The truth is, to get value for money from supplements, you need to look at a whole range of issues, the first of which is what you’re buying and how much you’re spending as this directly impacts on dose and formulation. Then there are other things like what time you take your supplements, whether you take them with food and in what combination that are also important Get one of these factors wrong and you are as good as flushing your tablets or capsules down the loo. Get them right and supplements can really make a huge difference to how you look and feel.

So how do you get the biggest bang for your health supplement buck? Nutritionist Alessandro Ferretti, of Equilibria Health on London’s Harley Street, advises: ‘Invest in a good quality multi and spread it, that is take it every other day, rather than a cheap one every day’. Here are our other top tips.

  1. Be patient.
    You should allow at least 12 weeks for a multi-vit/mineral to work, although you may feel the difference from Omega 3 fats in 3 – 4 weeks.

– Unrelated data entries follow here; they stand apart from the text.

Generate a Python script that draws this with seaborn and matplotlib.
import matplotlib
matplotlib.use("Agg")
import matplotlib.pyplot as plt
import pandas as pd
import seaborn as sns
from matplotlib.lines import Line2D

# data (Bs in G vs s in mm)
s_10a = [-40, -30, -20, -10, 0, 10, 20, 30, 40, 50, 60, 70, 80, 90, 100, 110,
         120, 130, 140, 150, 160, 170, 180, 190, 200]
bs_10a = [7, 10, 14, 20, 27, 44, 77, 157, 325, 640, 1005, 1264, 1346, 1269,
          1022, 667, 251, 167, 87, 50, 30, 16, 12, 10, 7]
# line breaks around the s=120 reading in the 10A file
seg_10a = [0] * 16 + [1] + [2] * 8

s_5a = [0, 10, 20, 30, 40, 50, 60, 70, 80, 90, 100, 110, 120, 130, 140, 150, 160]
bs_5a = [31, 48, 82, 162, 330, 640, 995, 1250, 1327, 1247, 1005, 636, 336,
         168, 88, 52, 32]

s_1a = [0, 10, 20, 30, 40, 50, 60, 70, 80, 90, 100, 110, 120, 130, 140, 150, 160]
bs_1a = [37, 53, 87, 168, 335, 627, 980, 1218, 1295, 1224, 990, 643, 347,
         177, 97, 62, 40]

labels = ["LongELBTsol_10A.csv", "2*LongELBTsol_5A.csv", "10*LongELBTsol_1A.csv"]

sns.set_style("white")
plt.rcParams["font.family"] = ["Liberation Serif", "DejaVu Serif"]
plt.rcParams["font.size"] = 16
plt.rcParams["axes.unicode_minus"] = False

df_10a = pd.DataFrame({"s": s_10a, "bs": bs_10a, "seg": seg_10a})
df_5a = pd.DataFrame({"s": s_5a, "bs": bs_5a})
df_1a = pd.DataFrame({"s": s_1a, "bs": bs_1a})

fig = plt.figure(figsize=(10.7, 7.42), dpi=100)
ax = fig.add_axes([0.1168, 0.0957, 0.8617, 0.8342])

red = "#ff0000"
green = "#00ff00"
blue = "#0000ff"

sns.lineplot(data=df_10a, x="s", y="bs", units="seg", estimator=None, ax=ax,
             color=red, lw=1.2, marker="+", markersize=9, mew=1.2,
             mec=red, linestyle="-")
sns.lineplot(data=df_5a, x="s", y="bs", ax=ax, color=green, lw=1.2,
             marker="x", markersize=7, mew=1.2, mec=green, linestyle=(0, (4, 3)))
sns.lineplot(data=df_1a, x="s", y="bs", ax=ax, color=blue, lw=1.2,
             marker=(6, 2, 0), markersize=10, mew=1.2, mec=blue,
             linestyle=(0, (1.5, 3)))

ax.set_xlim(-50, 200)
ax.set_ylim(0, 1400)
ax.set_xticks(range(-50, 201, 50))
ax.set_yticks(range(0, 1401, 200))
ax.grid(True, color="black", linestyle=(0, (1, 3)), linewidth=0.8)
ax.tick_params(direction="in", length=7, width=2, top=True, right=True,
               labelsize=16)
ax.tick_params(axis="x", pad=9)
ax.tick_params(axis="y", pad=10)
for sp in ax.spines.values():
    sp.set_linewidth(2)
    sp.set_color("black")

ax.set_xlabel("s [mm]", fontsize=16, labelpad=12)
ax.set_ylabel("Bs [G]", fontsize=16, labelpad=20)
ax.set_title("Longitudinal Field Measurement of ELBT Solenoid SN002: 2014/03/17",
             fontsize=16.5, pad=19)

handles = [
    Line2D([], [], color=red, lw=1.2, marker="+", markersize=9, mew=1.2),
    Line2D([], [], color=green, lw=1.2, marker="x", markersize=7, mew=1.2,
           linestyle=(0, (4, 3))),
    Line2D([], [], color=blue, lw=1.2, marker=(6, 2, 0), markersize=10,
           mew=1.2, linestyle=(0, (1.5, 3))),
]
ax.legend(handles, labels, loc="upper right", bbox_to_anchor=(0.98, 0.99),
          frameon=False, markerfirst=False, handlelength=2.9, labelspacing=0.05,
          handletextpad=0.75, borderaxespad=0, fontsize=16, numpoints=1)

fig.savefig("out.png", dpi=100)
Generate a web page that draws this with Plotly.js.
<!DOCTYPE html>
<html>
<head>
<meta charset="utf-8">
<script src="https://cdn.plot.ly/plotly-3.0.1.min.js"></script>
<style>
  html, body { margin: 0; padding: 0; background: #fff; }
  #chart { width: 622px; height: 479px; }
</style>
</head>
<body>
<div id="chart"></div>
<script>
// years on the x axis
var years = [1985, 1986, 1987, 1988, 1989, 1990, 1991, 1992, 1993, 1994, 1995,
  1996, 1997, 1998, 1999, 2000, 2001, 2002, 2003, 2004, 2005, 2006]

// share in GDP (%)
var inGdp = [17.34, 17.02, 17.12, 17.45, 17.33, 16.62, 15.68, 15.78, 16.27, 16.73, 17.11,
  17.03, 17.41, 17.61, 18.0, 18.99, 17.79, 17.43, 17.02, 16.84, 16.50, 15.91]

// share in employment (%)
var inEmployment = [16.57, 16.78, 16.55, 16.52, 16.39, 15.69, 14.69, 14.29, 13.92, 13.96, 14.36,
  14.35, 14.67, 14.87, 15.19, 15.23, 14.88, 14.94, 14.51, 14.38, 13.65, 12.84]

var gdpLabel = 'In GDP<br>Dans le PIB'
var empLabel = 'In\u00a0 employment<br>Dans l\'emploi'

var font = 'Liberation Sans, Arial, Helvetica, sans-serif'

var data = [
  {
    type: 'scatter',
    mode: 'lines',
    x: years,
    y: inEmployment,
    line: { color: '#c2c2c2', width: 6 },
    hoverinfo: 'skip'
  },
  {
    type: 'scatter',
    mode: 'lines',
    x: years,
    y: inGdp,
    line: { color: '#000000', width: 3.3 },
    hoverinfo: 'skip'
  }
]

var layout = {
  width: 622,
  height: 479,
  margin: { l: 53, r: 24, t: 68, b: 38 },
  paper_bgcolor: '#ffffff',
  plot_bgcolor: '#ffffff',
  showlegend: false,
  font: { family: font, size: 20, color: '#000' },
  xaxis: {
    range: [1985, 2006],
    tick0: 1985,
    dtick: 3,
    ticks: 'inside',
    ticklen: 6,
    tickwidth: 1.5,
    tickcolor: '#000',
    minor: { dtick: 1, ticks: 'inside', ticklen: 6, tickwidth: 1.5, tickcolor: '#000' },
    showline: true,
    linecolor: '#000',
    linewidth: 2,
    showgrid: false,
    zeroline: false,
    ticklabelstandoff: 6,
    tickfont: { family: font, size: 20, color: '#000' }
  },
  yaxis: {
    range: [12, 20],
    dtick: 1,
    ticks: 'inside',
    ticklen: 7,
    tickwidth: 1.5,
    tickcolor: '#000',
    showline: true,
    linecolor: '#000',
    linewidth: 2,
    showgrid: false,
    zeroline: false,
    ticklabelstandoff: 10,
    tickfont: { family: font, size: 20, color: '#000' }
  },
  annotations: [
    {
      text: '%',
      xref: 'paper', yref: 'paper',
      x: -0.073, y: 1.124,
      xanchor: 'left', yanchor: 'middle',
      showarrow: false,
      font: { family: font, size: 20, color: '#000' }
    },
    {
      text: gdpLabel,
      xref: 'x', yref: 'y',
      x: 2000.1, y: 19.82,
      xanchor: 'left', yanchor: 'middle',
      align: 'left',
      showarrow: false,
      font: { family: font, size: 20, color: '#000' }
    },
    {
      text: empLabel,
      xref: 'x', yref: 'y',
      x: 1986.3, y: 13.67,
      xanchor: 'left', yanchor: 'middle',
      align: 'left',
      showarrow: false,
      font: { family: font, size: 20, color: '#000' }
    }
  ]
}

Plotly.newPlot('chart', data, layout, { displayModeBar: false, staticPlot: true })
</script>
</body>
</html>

  2. Think about your digestion.
    Health supplements, like food, have to be digested. However, if your stomach acid is low because of stress, you are a smoker or have a poor diet, you cannot do this. Address your stress, improve your diet and consider taking separate HCL tablets at meals.
  3. The piggyback effect.
    For vitamins and minerals to be absorbed, they often need a piggyback from a carrier molecule, called a ‘chelate’. Cheap vits/mins use cheap chelates which are more difficult for the body to ‘unhook’ and you may not get the full dose of the vit/mineral you have paid for. Less effective chelates are marked oxide or carbonate on the label. Mid-priced chelates include citrates and malates. Top of the range chelates which deliver the maximum dose are marked bisglycinate.
  4. Look at the dose.
    It may be that the reason you don’t feel any different is because the dose is too low. This can be a particular problem with multi-vits/mins. Use a multi as a basic, but top up with key single nutrients such as D3, vitamin C, zinc or a B complex.
  5. Take with food.
    All health supplements work better with food. This goes double for friendly bacteria which can be killed by stomach acid if taken on an empty stomach. The only exception to this is single amino acids such as glucosamine (for joints if you work out a lot) or 5HTP (for mood) which should be separated from food.
  6. 2 + 2 = 5
    Nutrients work in combination so tipping a load of one vitamin or mineral into your system is rarely effective. A balanced programme of a multi, plus key top up nutrients, will work better. Some nutrients actually make others work better. Take vitamin D3 to bump up the effect of calcium if you want to strengthen your skeleton, or, to give yourself an energy boost, take Vitamin C with iron.
  7. Spread your supplements.
    It may be convenient to take everything in one pill, but any excess of water-soluble nutrients such as vitamin C and the B vits will simply be weed away. Split your dose to two or three p/day to get the best absorption.
  8. Timing is everything.
    Certain supplements work best am or pm. B vits and those containing the amino acid tyrosine are regarded as ‘excitatory’. They can turbo charge you so should not take them at night. Others, such as theanine, magnesium or 5HTP may have an almost tranquilising effect so are best at night.